There can be situations in which a single SEP holder holds more than 25% of the patents declared essential to a given standard. But that will rarely be the case. In most cases, a pool will have to be formed, which means that the SEP Regulation would present a SEP holder with three practical choices concerning SMEs:
- Just don’t enforce against SMEs because it’s not worth it (current reality; pure economic pragmatism).
- Do enforce against SMEs in the EU if necessary, but only after joining a pool that has the critical mass, and subject to the procedures laid out in the SEP Regulation.
- Don’t join a pool, but do enforce against SMEs, just outside the EU. For instance, many EU SMEs export to jurisdictions like the UK and Switzerland, even if they may not all be susceptible to enforcement actions on other continents.
Any such pool would be optional from a licensing perspective. It’s always possible to enter into bilateral agreements. It’s just that if they can’t work it out and the SEP holder wants to go to court, it will (unless it has the critical mass all by itself) need a pool.
The regulation would have to clarify that the pool does not have to license non-SMEs. Beyond that, it would even be desirable to clarify that courts in the EU shall not pay any regard to SME-specific pool terms in cases involving non-SME licensees.

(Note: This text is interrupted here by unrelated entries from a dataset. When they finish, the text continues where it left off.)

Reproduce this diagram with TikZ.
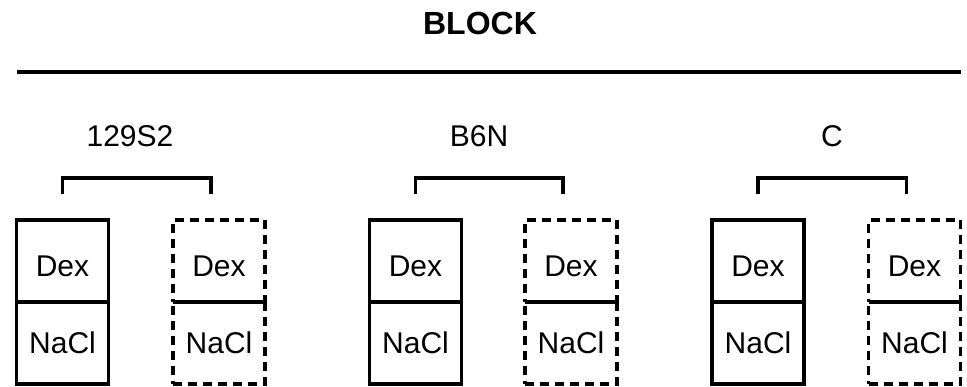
\documentclass[tikz,border=0pt]{standalone}
\usepackage{fontspec}
\setmainfont{Liberation Sans}
\usepackage{tikz}
\usetikzlibrary{positioning}
\newcommand{\cellfont}{\fontsize{30}{36}\selectfont}
\newcommand{\headfont}{\fontsize{32}{38}\selectfont\bfseries}

\begin{document}
\begin{tikzpicture}[x=1pt,y=1pt,
  cell/.style={draw,line width=3.3pt,minimum width=92pt,minimum height=82pt,
               inner sep=0pt,outer sep=0pt,font=\cellfont},
  dcell/.style={cell,dash pattern=on 9pt off 6pt},
  topcell/.style={text height=32pt},
  brk/.style={line width=3.3pt},
  lbl/.style={font=\cellfont,anchor=base}]
  \useasboundingbox (0,0) rectangle (967,387);

  \node[font=\headfont,anchor=base](head) at (480,352) {BLOCK};
  \coordinate (rl) at (17,315);
  \coordinate (rr) at (961,315);
  \draw[line width=3.5pt](rl) -- (rr);

  \foreach \n/\lab/\sx/\dx/\lx in {1/129S2/62.5/219/130,
                                   2/B6N/415.5/571/479,
                                   3/C/758/914.5/832}{
    \node[lbl](lab\n) at (\lx,240) {\lab};
    % solid pair
    \node[cell,topcell](stop\n) at (\sx,126) {Dex};
    \node[cell,below=0pt of stop\n](sbot\n) {NaCl};
    % dashed pair
    \node[dcell,topcell](dtop\n) at (\dx,126) {Dex};
    \node[dcell,below=0pt of dtop\n](dbot\n) {NaCl};
    \draw[line width=3.3pt,shorten <=2pt,shorten >=2pt]
      (dtop\n.south west) -- (dtop\n.south east);
    % bracket
    \draw[brk]([yshift=26pt]stop\n.north) -- ++(0,16)
      -| ([xshift=-8pt,yshift=26pt]dtop\n.north);
  }
\end{tikzpicture}
\end{document}
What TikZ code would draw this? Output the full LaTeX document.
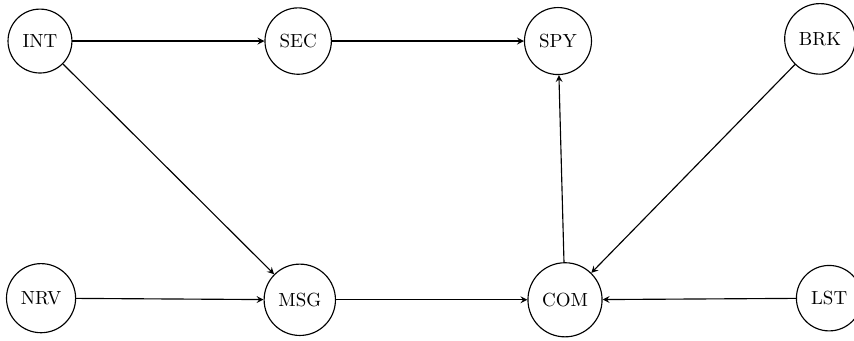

This means a pool could even make a particularly attractive offer for SMEs without adversely affecting its licensors’ position in dealings with larger licensees. It can be made more affordable for SMEs, but he result must be the correct one, not a sandbagged royalty figure.
The FRAND determination process would have to be better than the current one, making it even easier for SMEs to defend themselves against supra-FRAND demands while also ensuring that those investing in standards-related innovation get paid.
SMEs would even benefit from a Licensing Negotiation Group (LNG) block exemption as a result of the regulation or a parallel EU Horizontal Block Exemption Regulation. If larger companies form LNGs, there will often be serious cartel issues (January 30, 2024 ip fray article). If, however, the purpose is to make it more affordable for SMEs to defend themselves against supra-FRAND demands, then they should be given legal certainty. In most cases they won’t meet the market-share threshold for an illegal cartel anyway.
Mathematically, the threshold for the critical mass allows up to three pools (or a mix of pools and very large patent holders) per standard. In practice, it’s more likely going to be one or two.
There’s a lot more that could be said about this. The purpose of this proposal is just to show that the EU could do something for SMEs without harming EU innovators that are active in certain fields of technology. There would be no proportionality issues anywhere. Right now, SMEs are largely unlicensed and SEP holders don’t sue them. The objective should be more license deals because that means legal certainty for SMEs and incremental income for SEP holders.
Depending on how stakeholders on both sides of the debate react to this proposal, ip fray stands ready to elaborate on this further, to comment on insightful feedback and to discuss any interesting ideas, always provided that it’s an SME-only solution that will not impact license deals with, and enforcement against, larger companies.